Another thing I noticed is that sometimes close to when request duration would spike, Wireshark warns about TCP Port numbers reused:

      42878	19:09:03.987437048	127.0.0.1	127.0.0.1	TCP	78	44516	[TCP Port numbers reused] 44516 → 10053 [SYN] Seq=0 Win=43690 Len=0

    

However Wireshark doesn't discriminate whether that was 20 minutes or 2 seconds ago. Only that it occurs in the same packet capture.

One hypothesis I had was that outgoing requests from dnsmasq to kube-dns would be stuck waiting for available TCP ports. I plotted the source port usage over time:

Graph showing TCP source port for connections from node-local-dns based on packet captures

Graph showing TCP source port for connections from node-local-dns based on packet captures.

It did not strengthen my suspicion and some random checking shows that the TCP Port reuse is far enough spaced in time (minutes) to avoid problems. So for the time being I'm not digging further into this.

# Footnotes

[A] This doesn't strictly mean that 20 new TCP connections are required since many of them are probably retries.

[B] Note that even if the graph doesn't hit 22 you may still be affected. The number of processes is counted only at the exact time the metrics are scraped, in our case 10 seconds. You can manually sample the process count by attaching a debug container to dnsmasq (kubectl debug -c debug -n kube-system -it kube-dns-6fb7c8866c-bxj7f --image=ubuntu:22.04 --target=dnsmasq) and running for i in $(seq 1 1800) ; do echo "$(date) Try: ${i} DnsmasqProcess: $(pidof dnsmasq | wc -w)"; sleep 1; done.

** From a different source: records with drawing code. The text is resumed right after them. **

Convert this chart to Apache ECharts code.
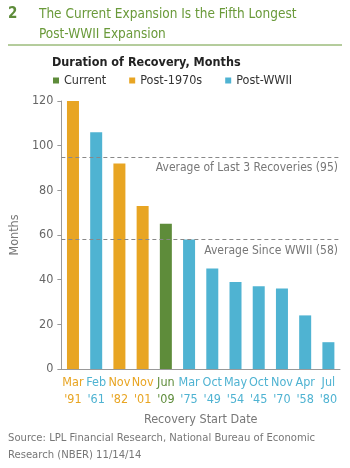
<!DOCTYPE html>
<html>
<head>
<meta charset="utf-8">
<script src="https://cdn.jsdelivr.net/npm/echarts@6/dist/echarts.min.js"></script>
<style>
  html, body { margin: 0; padding: 0; background: #fff; }
  #chart { width: 350px; height: 468px; }
</style>
</head>
<body>
<div id="chart"></div>
<script>
const months = ['Mar', 'Feb', 'Nov', 'Nov', 'Jun', 'Mar', 'Oct', 'May', 'Oct', 'Nov', 'Apr', 'Jul'];
const years = ["'91", "'61", "'82", "'01", "'09", "'75", "'49", "'54", "'45", "'70", "'58", "'80"];
const groups = ['Post-1970s', 'Post-WWII', 'Post-1970s', 'Post-1970s', 'Current', 'Post-WWII',
  'Post-WWII', 'Post-WWII', 'Post-WWII', 'Post-WWII', 'Post-WWII', 'Post-WWII'];
const durations = [120, 106, 92, 73, 65, 58, 45, 39, 37, 36, 24, 12];
const seriesNames = ['Current', 'Post-1970s', 'Post-WWII'];
const averages = [
  { name: 'Average of Last 3 Recoveries (95)', value: 95 },
  { name: 'Average Since WWII (58)', value: 58 }
];

const colors = { 'Current': '#5E8C3A', 'Post-1970s': '#E8A523', 'Post-WWII': '#4FB3D2' };
const font = '"Liberation Sans Narrow", "DejaVu Sans Condensed", sans-serif';

const chart = echarts.init(document.getElementById('chart'));

const categories = months.map((m, i) => ({
  value: m + '\n' + years[i],
  textStyle: { color: colors[groups[i]] }
}));

const series = seriesNames.map((name, k) => ({
  name: name,
  type: 'bar',
  stack: 'all',
  barWidth: 12,
  itemStyle: { color: colors[name] },
  data: durations.map((v, i) => groups[i] === name ? v : '-'),
  markLine: k === 0 ? {
    silent: true,
    symbol: 'none',
    lineStyle: { color: '#888', type: [4, 3], width: 1 },
    label: {
      position: 'insideEndBottom',
      color: '#777',
      fontFamily: font,
      fontSize: 12,
      formatter: p => p.name,
      distance: [2, 5]
    },
    data: averages.map(a => ({ name: a.name, yAxis: a.value }))
  } : undefined
}));

chart.setOption({
  animation: false,
  textStyle: { fontFamily: font },
  title: [
    { text: '2', left: 8, top: 7, padding: 0, textStyle: { color: '#5E8C3A', fontSize: 15, fontWeight: 'bold', fontFamily: font } },
    {
      text: 'The Current Expansion Is the Fifth Longest\nPost-WWII Expansion',
      left: 39, top: 4, padding: 0,
      textStyle: { color: '#6A9A3A', fontSize: 13.5, fontWeight: 'normal', lineHeight: 20, fontFamily: font }
    },
    { text: 'Duration of Recovery, Months', left: 52, top: 56, padding: 0, textStyle: { color: '#222', fontSize: 12.5, fontWeight: 'bold', fontFamily: font } },
    {
      text: 'Source: LPL Financial Research, National Bureau of Economic\nResearch (NBER) 11/14/14',
      left: 8, top: 430, padding: 0,
      textStyle: { color: '#777', fontSize: 11.2, fontWeight: 'normal', lineHeight: 17, fontFamily: font }
    }
  ],
  graphic: [
    { type: 'line', shape: { x1: 8, y1: 45, x2: 342, y2: 45 }, style: { stroke: '#6A9A3A', lineWidth: 1 } }
  ],
  legend: {
    left: 48, top: 69,
    icon: 'rect', itemWidth: 6, itemHeight: 6, itemGap: 23,
    textStyle: { color: '#333', fontSize: 12.5, fontFamily: font },
    data: seriesNames
  },
  grid: { left: 52, right: 10, top: 101, bottom: 99 },
  xAxis: {
    type: 'category',
    data: categories,
    name: 'Recovery Start Date',
    nameLocation: 'middle',
    nameGap: 37,
    nameTextStyle: { color: '#777', fontSize: 12.5, fontFamily: font },
    axisLine: { lineStyle: { color: '#999' } },
    axisTick: { show: false },
    axisLabel: { interval: 0, fontSize: 12.5, lineHeight: 17, margin: 5, fontFamily: font }
  },
  yAxis: {
    type: 'value',
    min: 0, max: 120, interval: 20,
    name: 'Months',
    nameLocation: 'middle',
    nameGap: 29,
    nameTextStyle: { color: '#777', fontSize: 12.5, fontFamily: font },
    axisLine: { show: true, lineStyle: { color: '#999' } },
    axisTick: { show: true, length: 4, lineStyle: { color: '#999' } },
    axisLabel: { color: '#666', fontSize: 12.5, margin: 8, fontFamily: font },
    splitLine: { show: false }
  },
  series: series
});
</script>
</body>
</html>
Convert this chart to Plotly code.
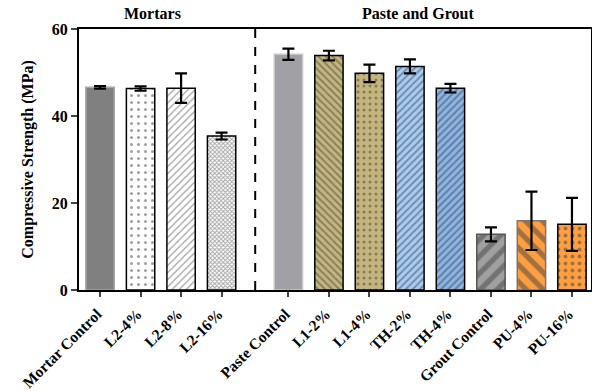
import plotly.graph_objects as go

categories = ["Mortar Control", "L2-4%", "L2-8%", "L2-16%",
              "Paste Control", "L1-2%", "L1-4%", "TH-2%", "TH-4%",
              "Grout Control", "PU-4%", "PU-16%"]
strength = [46.6, 46.3, 46.4, 35.4, 54.2, 53.9, 49.8, 51.4, 46.4, 12.8, 15.9, 15.1]
errors = [0.3, 0.5, 3.4, 0.8, 1.3, 1.1, 2.0, 1.6, 1.0, 1.6, 6.7, 6.1]
y_ticks = [0, 20, 40, 60]
group_titles = ["Mortars", "Paste and Grout"]

SERIF = "Liberation Serif, Times New Roman, serif"

# styles
fills = ["#808080", "white", "white", "white",
         "#a1a0a5", "#c4b57c", "#c4b57c", "#a6cdf5", "#8ab6ea",
         "#a0a0a0", "#ff9f40", "#ff9f40"]
shapes = ["", ".", "/", "x", "", "\\", ".", "/", "/", "/", "\\", "."]
fgcols = ["#808080", "#a0a0a0", "#8a8a8a", "#9a9a9a",
          "#a1a0a5", "#3a3a3a", "#2a2a2a", "white", "#1a1a2a",
          "black", "black", "black"]
psizes = [8, 7, 5, 3, 8, 5, 6, 5, 5, 12, 12, 7]
solid = [0.3, 0.15, 0.25, 0.5, 0.3, 0.35, 0.2, 0.35, 0.4, 0.45, 0.45, 0.25]
lcols = ["#a8a8a8", "black", "black", "black", "#c8c8cc", "black", "black",
         "black", "black", "#555555", "#777777", "black"]

# positions: mortar group then a gap then paste/grout group
xpos = [i if i < 4 else i + 0.65 for i in range(len(categories))]
divider = 3.83

fig = go.Figure()
fig.add_trace(go.Bar(
    x=xpos, y=strength, width=0.7,
    marker=dict(color=fills,
                line=dict(color=lcols, width=1.5),
                pattern=dict(shape=shapes, fgcolor=fgcols,
                             size=psizes, solidity=solid, fillmode="overlay")),
    error_y=dict(type="data", array=errors, color="black", thickness=2.2, width=6),
    showlegend=False,
))

fig.add_shape(type="line", x0=divider, x1=divider, y0=0, y1=60,
              xref="x", yref="y", line=dict(color="black", width=2, dash="dash"))

for title, xc in zip(group_titles, [1.3, 7.85]):
    fig.add_annotation(text="<b>" + title + "</b>", x=xc, y=1.0, xref="x",
                       yref="paper", yanchor="middle", yshift=16, showarrow=False,
                       font=dict(size=16, family=SERIF, color="black"))

fig.update_layout(
    width=592, height=391,
    margin=dict(l=79, r=1, t=29, b=101),
    plot_bgcolor="white", paper_bgcolor="white",
    font=dict(family=SERIF, color="black"),
    xaxis=dict(range=[-0.52, 12.12], tickvals=xpos, ticktext=["<b>" + c + "</b>" for c in categories],
               tickangle=-45, tickfont=dict(size=15.5, family=SERIF), ticks="outside", ticklen=5,
               tickwidth=2, ticklabelshift=-3, ticklabelstandoff=2,
               showline=True, linecolor="black", linewidth=2, mirror=True, showgrid=False,
               zeroline=False, automargin=False),
    yaxis=dict(range=[0, 60], tickvals=y_ticks, ticktext=["<b>%d</b>" % v for v in y_ticks],
               tickfont=dict(size=16, family=SERIF), ticks="outside", ticklen=6, tickwidth=2,
               showline=True, linecolor="black", linewidth=2, mirror=True, showgrid=False,
               zeroline=False, automargin=False,
               title=dict(text="<b>Compressive Strength (MPa)</b>",
                          font=dict(size=16, family=SERIF, color="black"), standoff=14)),
)

fig.write_html("out.html", config={"displayModeBar": False},
               post_script="document.body.style.margin='0';document.body.style.overflow='hidden';")
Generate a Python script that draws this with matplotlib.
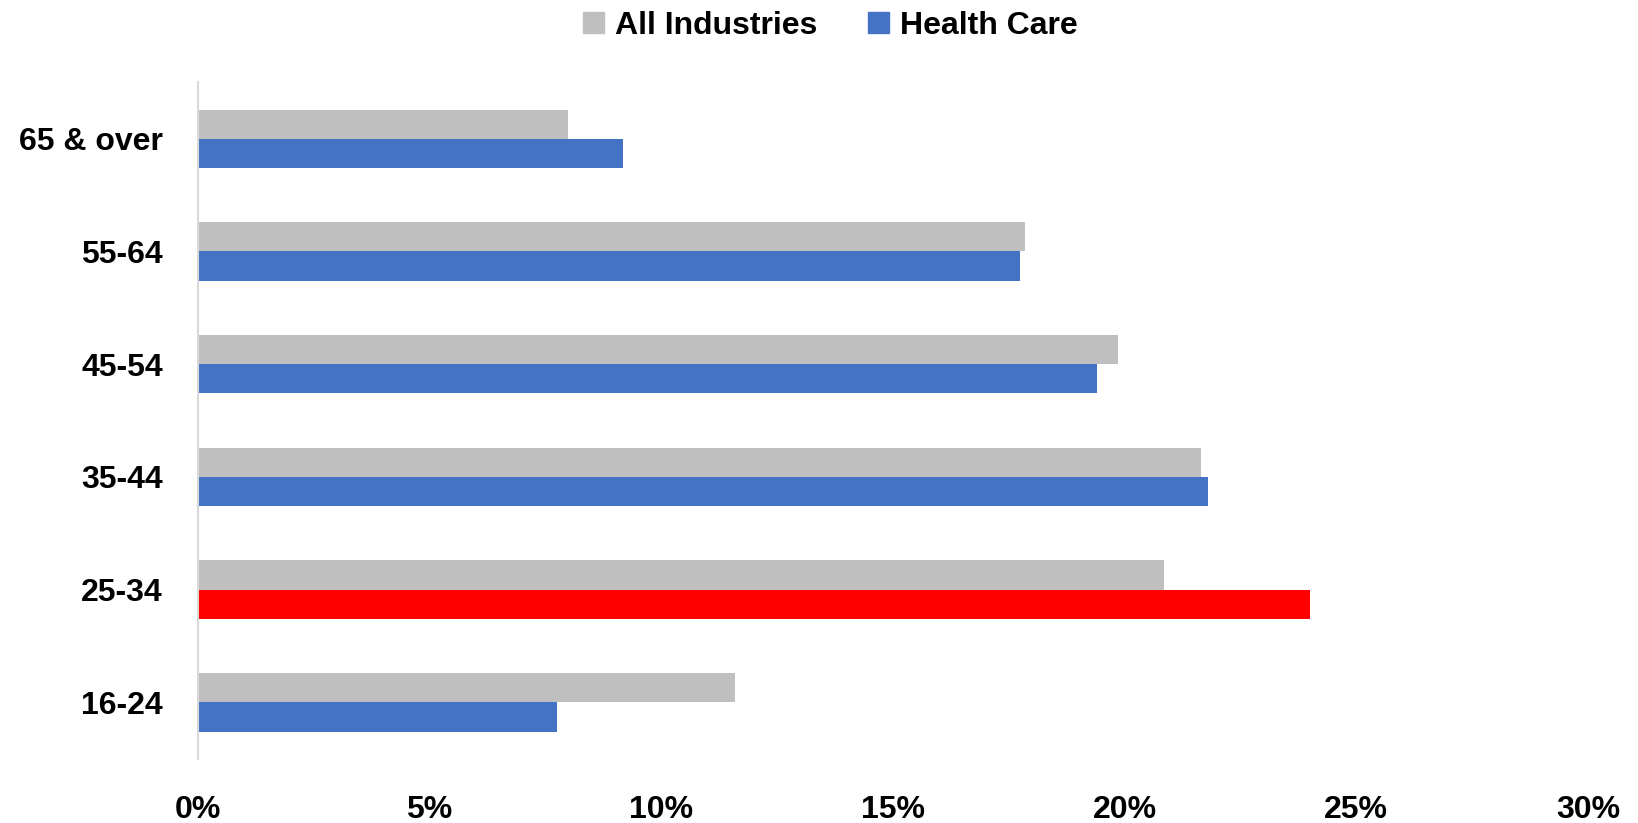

[C] CPU throttling would not be an issue in this case since kube-dns does not have CPU limits set.

[D] Although you should be cautious of calling services by name in other namespaces if they are owned by different teams. As that introduces coupling on what should be implementation details across team boundaries. In Signicat we always call the full FQDN and path if connecting to services owned by other teams.